Die Belohnung wartet dann in der großen Trampolinwelt „Bouncing below“. Hier springt man von Riesen-Trampolin zu Riesen-Trampolin, rutscht bunte Röhren hinab und wird durchgeschüttelt, bis einem vor Lachen der Bauch weh tut. Wer sich nochmal wie ein kleines Kind freuen will, ist hier genau richtig. Als Gruppe wächst man hier zusammen und hat den größten Spaß. Ein bisschen gruselig ist es dann nur, wenn man durch die Netze, fünfzig Meter in die Tiefe der Höhle hinabschaut.
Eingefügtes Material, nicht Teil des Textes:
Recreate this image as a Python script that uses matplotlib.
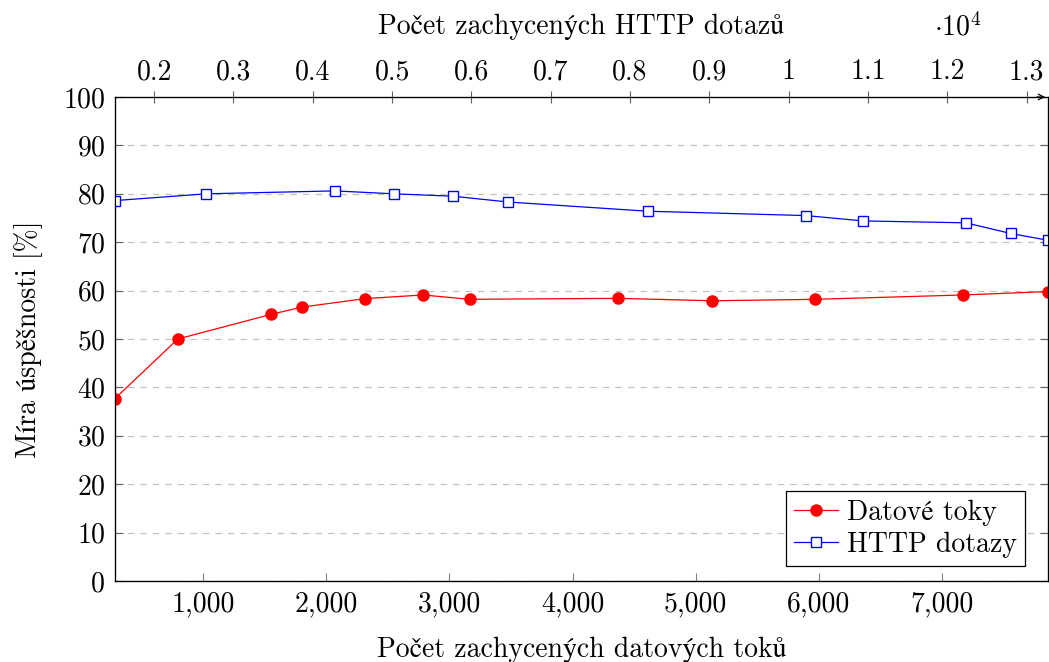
import matplotlib
matplotlib.use('Agg')
import matplotlib.pyplot as plt
from matplotlib.ticker import FuncFormatter, FixedLocator

# computer modern for ascii, STIX for the czech accented letters
plt.rcParams['font.family'] = ['cmr10', 'STIXGeneral', 'DejaVu Serif']
plt.rcParams['mathtext.fontset'] = 'cm'
plt.rcParams['axes.formatter.use_mathtext'] = True

# Datove toky (bottom axis)
flows_x = [285, 795, 1554, 1805, 2318, 2786, 3164, 4371, 5136, 5973, 7172, 7861]
flows_y = [37.7, 50.0, 55.1, 56.6, 58.35, 59.1, 58.2, 58.4, 57.9, 58.2, 59.1, 59.8]

# HTTP dotazy (top axis)
http_x = [1506, 2659, 4277, 5019, 5770, 6465, 8226, 10219, 10936, 12235, 12801, 13270]
http_y = [78.6, 80.0, 80.6, 80.0, 79.5, 78.3, 76.4, 75.5, 74.4, 74.0, 71.8, 70.4]

bottom_ticks = [1000, 2000, 3000, 4000, 5000, 6000, 7000]
top_ticks = [2000, 3000, 4000, 5000, 6000, 7000, 8000, 9000, 10000, 11000, 12000, 13000]
y_ticks = list(range(0, 101, 10))

fs = 20
fig = plt.figure(figsize=(10.49, 6.62), dpi=100)
ax = fig.add_axes([115 / 1049, 81 / 662, 933 / 1049, 484 / 662])

ax.set_xlim(min(flows_x), max(flows_x))
ax.set_ylim(0, 100)
ax.set_yticks(y_ticks)
ax.set_xticks(bottom_ticks)
ax.xaxis.set_major_formatter(FuncFormatter(lambda v, p: f'{int(v):,}'))
ax.yaxis.grid(True, linestyle=(0, (5, 5)), color='#c0c0c0', linewidth=0.9)
ax.set_axisbelow(True)
ax.tick_params(axis='x', direction='in', length=6, color='#808080', labelsize=fs, pad=7)
ax.tick_params(axis='y', direction='in', length=6, color='#606060', labelsize=fs,
               right=True, pad=7)
for s in ax.spines.values():
    s.set_linewidth(0.9)

l1, = ax.plot(flows_x, flows_y, color='red', marker='o', markersize=8, linewidth=0.9,
              label='Datové toky')
ax.set_xlabel('Počet zachycených datových toků', fontsize=fs, labelpad=14)
ax.set_ylabel('Míra úspěšnosti [%]', fontsize=fs, labelpad=14)

ax2 = ax.twiny()
ax2.set_xlim(min(http_x), max(http_x))
ax2.xaxis.set_major_locator(FixedLocator(top_ticks))
ax2.xaxis.set_major_formatter(FuncFormatter(lambda v, p: f'{v / 1e4:g}'))
ax2.tick_params(axis='x', direction='inout', length=9, color='#606060', labelsize=fs, pad=4)
l2, = ax2.plot(http_x, http_y, color='blue', marker='s', markersize=7.5, linewidth=0.9,
               markerfacecolor='white', markeredgewidth=1.0, label='HTTP dotazy')
ax2.set_xlabel('Počet zachycených HTTP dotazů', fontsize=fs, labelpad=18)
fig.text(958 / 1049, 1 - 27 / 662, r'$\cdot 10^{4}$', fontsize=fs,
         ha='center', va='center')
ax2.annotate('', xy=(1.0, 1.0), xytext=(0.985, 1.0), xycoords='axes fraction',
             arrowprops=dict(arrowstyle='->', color='black', lw=0.9))

leg = ax2.legend(handles=[l1, l2], loc='lower right', fontsize=fs, fancybox=False,
                 bbox_to_anchor=(1 - 23 / 933, 15 / 484), borderaxespad=0,
                 edgecolor='black', framealpha=1, handlelength=1.6,
                 borderpad=0.3, labelspacing=0.2, handletextpad=0.3)
leg.get_frame().set_linewidth(0.9)

fig.savefig('out.png', dpi=100)
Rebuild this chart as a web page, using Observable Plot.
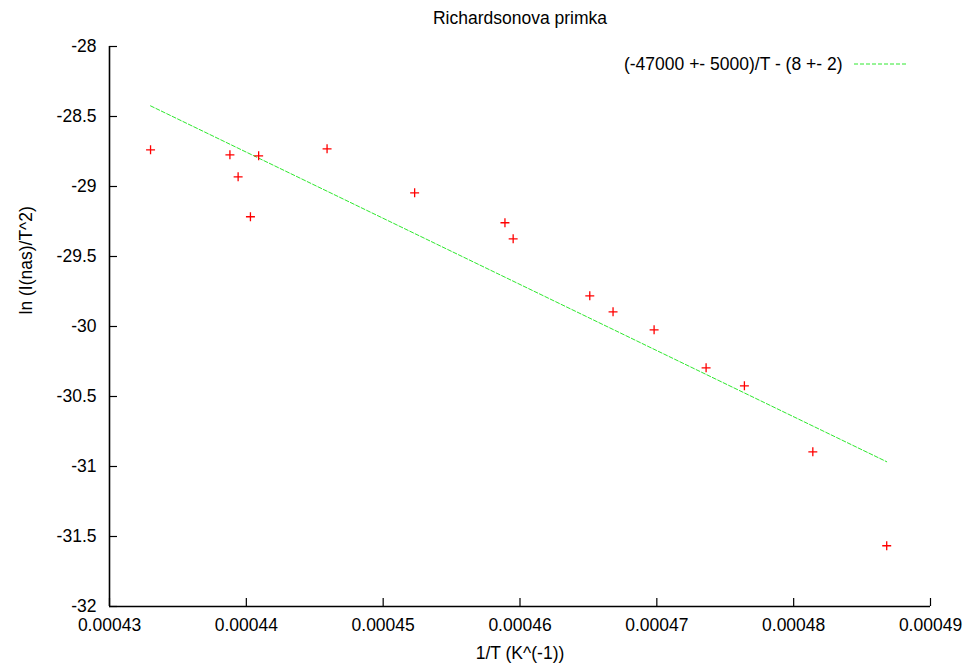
<!DOCTYPE html>
<html>
<head>
<meta charset="utf-8">
<script src="https://cdn.jsdelivr.net/npm/d3@7"></script>
<script src="https://cdn.jsdelivr.net/npm/@observablehq/plot@0.6"></script>
<style>
  html, body { margin: 0; padding: 0; background: #fff; }
  svg { display: block; }
</style>
</head>
<body>
<div id="chart"></div>
<script>
const invT = [0.000433, 0.0004388, 0.0004394, 0.0004403, 0.0004409, 0.0004459, 0.0004523, 0.0004589, 0.0004595, 0.0004651, 0.0004668, 0.0004698, 0.0004736, 0.0004764, 0.0004814, 0.0004868];
const lnI = [-28.738, -28.774, -28.931, -29.216, -28.781, -28.731, -29.045, -29.259, -29.374, -29.781, -29.895, -30.024, -30.295, -30.424, -30.895, -31.566];
const fitX = [0.000433, 0.0004868];
const fitY = [-28.424, -30.966];
const xTicks = [0.00043, 0.00044, 0.00045, 0.00046, 0.00047, 0.00048, 0.00049];
const xTickLabels = ["0.00043", "0.00044", "0.00045", "0.00046", "0.00047", "0.00048", "0.00049"];
const yTicks = [-28, -28.5, -29, -29.5, -30, -30.5, -31, -31.5, -32];
const yTickLabels = ["-28", "-28.5", "-29", "-29.5", "-30", "-30.5", "-31", "-31.5", "-32"];
const title = "Richardsonova primka";
const xLabel = "1/T (K^(-1))";
const yLabel = "ln (I(nas)/T^2)";
const legendLabel = "(-47000 +- 5000)/T - (8 +- 2)";

const points = invT.map((x, i) => ({x, y: lnI[i]}));
const fit = fitX.map((x, i) => ({x, y: fitY[i]}));

const font = "'Liberation Sans', Arial, Helvetica, sans-serif";
const fs = 17.5;
const green = "#2ee82e";

const chart = Plot.plot({
  width: 968,
  height: 666,
  marginLeft: 109,
  marginRight: 38,
  marginTop: 46,
  marginBottom: 60,
  style: {fontFamily: font, fontSize: fs + "px", color: "#000", background: "#fff"},
  x: {domain: [0.00043, 0.00049]},
  y: {domain: [-32, -28]},
  marks: [
    Plot.ruleX([0.00043], {stroke: "#000", strokeWidth: 1.6}),
    Plot.ruleY([-32], {stroke: "#000", strokeWidth: 1.6}),
    Plot.axisX({ticks: xTicks, tickFormat: (d, i) => xTickLabels[i], tickSize: -8, tickPadding: 20, label: null, stroke: "#000", strokeWidth: 1.2, fill: "#000", fontSize: fs}),
    Plot.axisY({ticks: yTicks, tickFormat: (d, i) => yTickLabels[i], tickSize: -8, tickPadding: 21, label: null, stroke: "#000", strokeWidth: 1.2, fill: "#000", fontSize: fs}),
    Plot.line(fit, {x: "x", y: "y", stroke: green, strokeWidth: 1, strokeDasharray: "4,2"}),
    Plot.dot(points, {x: "x", y: "y", symbol: "plus", r: 3.0, stroke: "#ff0000", strokeWidth: 1.3}),
    Plot.text([title], {frameAnchor: "top", dy: -28, lineAnchor: "middle", fontSize: fs, fill: "#000"}),
    Plot.text([xLabel], {frameAnchor: "bottom", dy: 47, lineAnchor: "middle", fontSize: fs, fill: "#000"}),
    Plot.text([yLabel], {frameAnchor: "left", dx: -83, dy: -12, rotate: -90, lineAnchor: "middle", fontSize: fs, fill: "#000"}),
    Plot.text([legendLabel], {frameAnchor: "top-right", dx: -88, dy: 18, textAnchor: "end", lineAnchor: "middle", fontSize: fs, fill: "#000"})
  ]
});

// legend swatch
const svg = d3.select(chart);
svg.append("line")
  .attr("x1", 854).attr("x2", 908)
  .attr("y1", 64).attr("y2", 64)
  .attr("stroke", green).attr("stroke-width", 1).attr("stroke-dasharray", "4,2");

document.getElementById("chart").appendChild(chart);
</script>
</body>
</html>
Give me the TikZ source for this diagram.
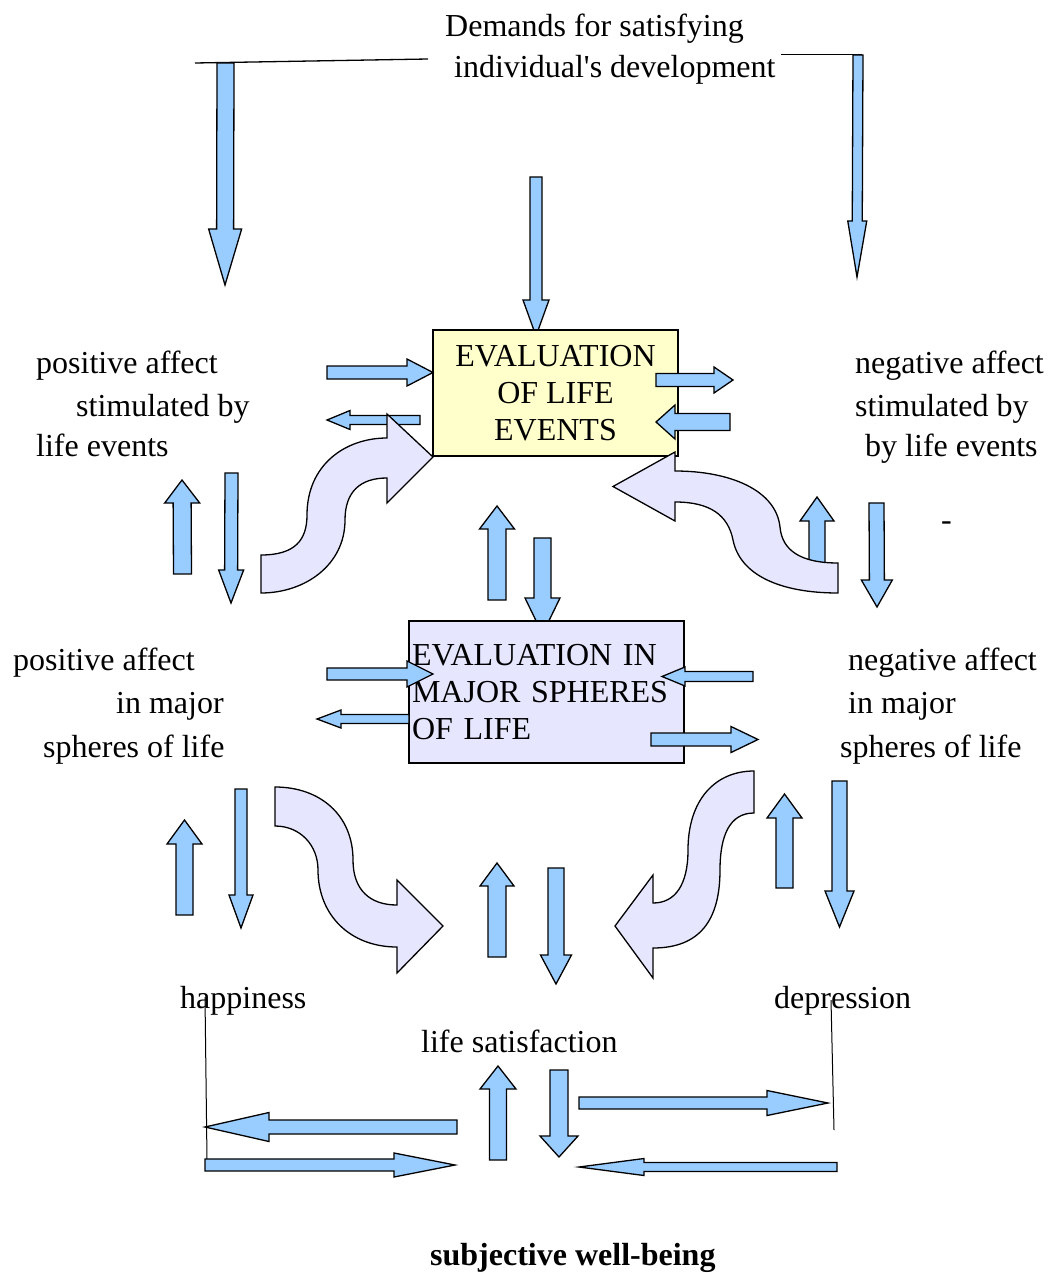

Wer Höhenangst hat, muss sie hier definitiv überwinden. Die meisten schaffen das. Der Andrang bei „Zip World Titan“ und „Bouncing Below“ ist so groß, dass das Telefon nicht still steht. Die Eigentümer mit den verrückten Ideen sind heute Millionäre. Zwei Erfolgsgeschichten für die Region Nordwales und der Garant für Arbeitsplätze.
Auch beim „Coasteering“ kommen Abenteurer voll auf ihre Kosten. Diese spannende Mischung aus Klettern, Naturerkundung und Klippenspringen ist nichts für Feiglinge. Mit Neoprenanzug, Schwimmweste, Schuhen und Helm gesichert, geht es schwimmend, kletternd und springend voran. Da muss man sich auch mal von der einen oder anderen Klippe „stürzen“, zwischen Felsen hindurch schlängeln oder mit einem Seil an Felswänden empor hangeln. Aber es lohnt sich, die eigenen Grenzen zu sprengen. Ein Adrenalinkick, der stolz macht und Wales aus einer ganz besonderen Perspektive zeigt, nämlich vom Wasser aus. Zwei Guides sind dabei und passen auf, dass nichts passiert. Nebenbei halten sie die Gruppe mit witzigen Anekdoten über Land und Leute bei Laune.
Auch in puncto Kultur und Geschichte hat Nordwales viel zu bieten: Cowny Castle gilt beispielsweise als eine der größten Festungen des mittelalterlichen Europas und ist zweifelsohne eine der faszinierendsten Burgen in Wales. Die 1286 errichtete Burg war die Schlüsselfestung des „Iron Ring“, des eisernen Rings von insgesamt neun durch Edward I. errichteten Burgen.
2016 hat Wales das „Year of Adventure“ – das Jahr des Abenteuers – ausgerufen. Und in der Tat gibt es keinen besseren Ort für walisische Abenteuer der besonderen Art.